▶ [Given task]
Leave out any pictures and transcribe all other data below exactly.

▶ [Data]
** Begin **

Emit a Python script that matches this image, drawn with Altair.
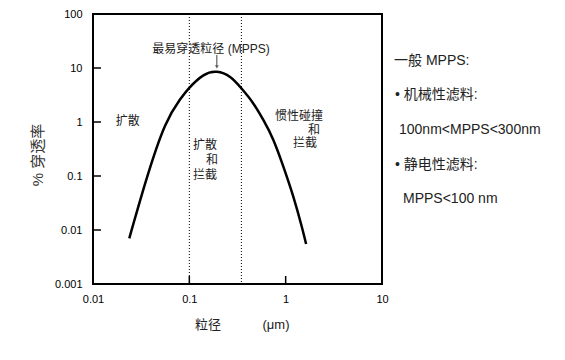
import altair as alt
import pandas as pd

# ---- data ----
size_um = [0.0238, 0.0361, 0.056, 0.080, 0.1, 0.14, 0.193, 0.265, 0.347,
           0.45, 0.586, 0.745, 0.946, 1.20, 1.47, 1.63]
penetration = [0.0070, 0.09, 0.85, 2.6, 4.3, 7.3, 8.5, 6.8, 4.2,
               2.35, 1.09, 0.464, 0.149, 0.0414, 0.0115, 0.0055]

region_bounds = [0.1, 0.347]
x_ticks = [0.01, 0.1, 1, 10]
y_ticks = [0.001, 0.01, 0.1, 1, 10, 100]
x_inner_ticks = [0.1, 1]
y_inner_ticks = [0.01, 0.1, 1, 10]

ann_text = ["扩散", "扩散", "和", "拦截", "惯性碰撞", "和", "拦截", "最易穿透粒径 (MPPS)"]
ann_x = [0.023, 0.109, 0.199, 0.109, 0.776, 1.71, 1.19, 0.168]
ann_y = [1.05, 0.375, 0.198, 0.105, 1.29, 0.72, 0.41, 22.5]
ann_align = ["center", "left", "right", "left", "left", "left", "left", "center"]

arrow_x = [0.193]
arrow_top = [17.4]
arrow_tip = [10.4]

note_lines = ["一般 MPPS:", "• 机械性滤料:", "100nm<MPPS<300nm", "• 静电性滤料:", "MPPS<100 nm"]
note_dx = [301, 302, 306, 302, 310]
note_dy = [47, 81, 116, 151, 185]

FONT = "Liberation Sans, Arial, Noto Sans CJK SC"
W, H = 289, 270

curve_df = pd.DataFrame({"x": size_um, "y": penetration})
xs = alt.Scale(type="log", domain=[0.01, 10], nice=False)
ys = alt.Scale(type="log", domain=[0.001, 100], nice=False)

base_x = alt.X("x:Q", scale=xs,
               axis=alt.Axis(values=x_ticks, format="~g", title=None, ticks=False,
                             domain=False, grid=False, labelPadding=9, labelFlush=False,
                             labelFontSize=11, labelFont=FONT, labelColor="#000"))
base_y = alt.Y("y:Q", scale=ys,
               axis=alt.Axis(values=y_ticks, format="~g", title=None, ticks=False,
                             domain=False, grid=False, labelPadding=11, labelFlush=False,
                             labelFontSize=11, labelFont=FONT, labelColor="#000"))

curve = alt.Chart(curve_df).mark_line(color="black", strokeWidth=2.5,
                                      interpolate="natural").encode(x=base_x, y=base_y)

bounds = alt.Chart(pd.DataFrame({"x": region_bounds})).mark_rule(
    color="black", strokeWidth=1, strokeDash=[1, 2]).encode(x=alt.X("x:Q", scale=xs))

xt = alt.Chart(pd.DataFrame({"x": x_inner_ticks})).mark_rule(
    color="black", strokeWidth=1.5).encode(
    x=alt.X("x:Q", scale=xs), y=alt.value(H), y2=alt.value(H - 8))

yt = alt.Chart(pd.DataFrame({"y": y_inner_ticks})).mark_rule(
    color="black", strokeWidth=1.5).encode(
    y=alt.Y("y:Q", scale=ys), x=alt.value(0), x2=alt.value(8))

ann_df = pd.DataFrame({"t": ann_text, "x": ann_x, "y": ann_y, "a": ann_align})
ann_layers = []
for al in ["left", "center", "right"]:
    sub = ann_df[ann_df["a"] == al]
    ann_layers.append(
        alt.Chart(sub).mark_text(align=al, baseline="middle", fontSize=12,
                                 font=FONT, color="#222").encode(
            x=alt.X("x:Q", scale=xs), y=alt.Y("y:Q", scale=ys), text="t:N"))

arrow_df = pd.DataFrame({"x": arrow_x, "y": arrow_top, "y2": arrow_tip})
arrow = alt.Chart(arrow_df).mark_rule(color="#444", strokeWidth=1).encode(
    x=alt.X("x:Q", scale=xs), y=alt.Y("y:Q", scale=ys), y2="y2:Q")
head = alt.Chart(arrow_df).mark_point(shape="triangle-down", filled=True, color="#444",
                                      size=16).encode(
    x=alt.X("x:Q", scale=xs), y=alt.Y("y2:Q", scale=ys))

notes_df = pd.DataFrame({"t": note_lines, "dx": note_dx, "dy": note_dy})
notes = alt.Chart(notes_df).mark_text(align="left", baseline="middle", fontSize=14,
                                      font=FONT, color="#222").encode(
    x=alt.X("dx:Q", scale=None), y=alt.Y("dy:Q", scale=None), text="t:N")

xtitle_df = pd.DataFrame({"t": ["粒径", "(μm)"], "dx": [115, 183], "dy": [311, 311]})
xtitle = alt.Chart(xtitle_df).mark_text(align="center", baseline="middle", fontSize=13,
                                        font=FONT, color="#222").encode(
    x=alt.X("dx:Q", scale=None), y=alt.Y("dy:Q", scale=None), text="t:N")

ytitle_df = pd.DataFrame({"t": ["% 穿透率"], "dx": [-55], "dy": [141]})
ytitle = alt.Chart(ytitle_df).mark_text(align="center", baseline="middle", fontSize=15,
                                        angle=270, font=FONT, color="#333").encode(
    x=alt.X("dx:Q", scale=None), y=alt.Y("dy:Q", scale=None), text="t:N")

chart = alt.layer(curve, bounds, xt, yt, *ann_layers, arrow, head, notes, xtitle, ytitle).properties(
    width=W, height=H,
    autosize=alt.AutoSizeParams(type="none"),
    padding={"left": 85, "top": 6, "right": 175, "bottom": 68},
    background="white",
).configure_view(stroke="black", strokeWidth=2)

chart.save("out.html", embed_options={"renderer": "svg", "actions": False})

** End **

▶ [Task result]
Emit a Python script that matches this image, drawn with Altair.
import altair as alt
import pandas as pd

# ---- data ----
size_um = [0.0238, 0.0361, 0.056, 0.080, 0.1, 0.14, 0.193, 0.265, 0.347,
           0.45, 0.586, 0.745, 0.946, 1.20, 1.47, 1.63]
penetration = [0.0070, 0.09, 0.85, 2.6, 4.3, 7.3, 8.5, 6.8, 4.2,
               2.35, 1.09, 0.464, 0.149, 0.0414, 0.0115, 0.0055]

region_bounds = [0.1, 0.347]
x_ticks = [0.01, 0.1, 1, 10]
y_ticks = [0.001, 0.01, 0.1, 1, 10, 100]
x_inner_ticks = [0.1, 1]
y_inner_ticks = [0.01, 0.1, 1, 10]

ann_text = ["扩散", "扩散", "和", "拦截", "惯性碰撞", "和", "拦截", "最易穿透粒径 (MPPS)"]
ann_x = [0.023, 0.109, 0.199, 0.109, 0.776, 1.71, 1.19, 0.168]
ann_y = [1.05, 0.375, 0.198, 0.105, 1.29, 0.72, 0.41, 22.5]
ann_align = ["center", "left", "right", "left", "left", "left", "left", "center"]

arrow_x = [0.193]
arrow_top = [17.4]
arrow_tip = [10.4]

note_lines = ["一般 MPPS:", "• 机械性滤料:", "100nm<MPPS<300nm", "• 静电性滤料:", "MPPS<100 nm"]
note_dx = [301, 302, 306, 302, 310]
note_dy = [47, 81, 116, 151, 185]

FONT = "Liberation Sans, Arial, Noto Sans CJK SC"
W, H = 289, 270

curve_df = pd.DataFrame({"x": size_um, "y": penetration})
xs = alt.Scale(type="log", domain=[0.01, 10], nice=False)
ys = alt.Scale(type="log", domain=[0.001, 100], nice=False)

base_x = alt.X("x:Q", scale=xs,
               axis=alt.Axis(values=x_ticks, format="~g", title=None, ticks=False,
                             domain=False, grid=False, labelPadding=9, labelFlush=False,
                             labelFontSize=11, labelFont=FONT, labelColor="#000"))
base_y = alt.Y("y:Q", scale=ys,
               axis=alt.Axis(values=y_ticks, format="~g", title=None, ticks=False,
                             domain=False, grid=False, labelPadding=11, labelFlush=False,
                             labelFontSize=11, labelFont=FONT, labelColor="#000"))

curve = alt.Chart(curve_df).mark_line(color="black", strokeWidth=2.5,
                                      interpolate="natural").encode(x=base_x, y=base_y)

bounds = alt.Chart(pd.DataFrame({"x": region_bounds})).mark_rule(
    color="black", strokeWidth=1, strokeDash=[1, 2]).encode(x=alt.X("x:Q", scale=xs))

xt = alt.Chart(pd.DataFrame({"x": x_inner_ticks})).mark_rule(
    color="black", strokeWidth=1.5).encode(
    x=alt.X("x:Q", scale=xs), y=alt.value(H), y2=alt.value(H - 8))

yt = alt.Chart(pd.DataFrame({"y": y_inner_ticks})).mark_rule(
    color="black", strokeWidth=1.5).encode(
    y=alt.Y("y:Q", scale=ys), x=alt.value(0), x2=alt.value(8))

ann_df = pd.DataFrame({"t": ann_text, "x": ann_x, "y": ann_y, "a": ann_align})
ann_layers = []
for al in ["left", "center", "right"]:
    sub = ann_df[ann_df["a"] == al]
    ann_layers.append(
        alt.Chart(sub).mark_text(align=al, baseline="middle", fontSize=12,
                                 font=FONT, color="#222").encode(
            x=alt.X("x:Q", scale=xs), y=alt.Y("y:Q", scale=ys), text="t:N"))

arrow_df = pd.DataFrame({"x": arrow_x, "y": arrow_top, "y2": arrow_tip})
arrow = alt.Chart(arrow_df).mark_rule(color="#444", strokeWidth=1).encode(
    x=alt.X("x:Q", scale=xs), y=alt.Y("y:Q", scale=ys), y2="y2:Q")
head = alt.Chart(arrow_df).mark_point(shape="triangle-down", filled=True, color="#444",
                                      size=16).encode(
    x=alt.X("x:Q", scale=xs), y=alt.Y("y2:Q", scale=ys))

notes_df = pd.DataFrame({"t": note_lines, "dx": note_dx, "dy": note_dy})
notes = alt.Chart(notes_df).mark_text(align="left", baseline="middle", fontSize=14,
                                      font=FONT, color="#222").encode(
    x=alt.X("dx:Q", scale=None), y=alt.Y("dy:Q", scale=None), text="t:N")

xtitle_df = pd.DataFrame({"t": ["粒径", "(μm)"], "dx": [115, 183], "dy": [311, 311]})
xtitle = alt.Chart(xtitle_df).mark_text(align="center", baseline="middle", fontSize=13,
                                        font=FONT, color="#222").encode(
    x=alt.X("dx:Q", scale=None), y=alt.Y("dy:Q", scale=None), text="t:N")

ytitle_df = pd.DataFrame({"t": ["% 穿透率"], "dx": [-55], "dy": [141]})
ytitle = alt.Chart(ytitle_df).mark_text(align="center", baseline="middle", fontSize=15,
                                        angle=270, font=FONT, color="#333").encode(
    x=alt.X("dx:Q", scale=None), y=alt.Y("dy:Q", scale=None), text="t:N")

chart = alt.layer(curve, bounds, xt, yt, *ann_layers, arrow, head, notes, xtitle, ytitle).properties(
    width=W, height=H,
    autosize=alt.AutoSizeParams(type="none"),
    padding={"left": 85, "top": 6, "right": 175, "bottom": 68},
    background="white",
).configure_view(stroke="black", strokeWidth=2)

chart.save("out.html", embed_options={"renderer": "svg", "actions": False})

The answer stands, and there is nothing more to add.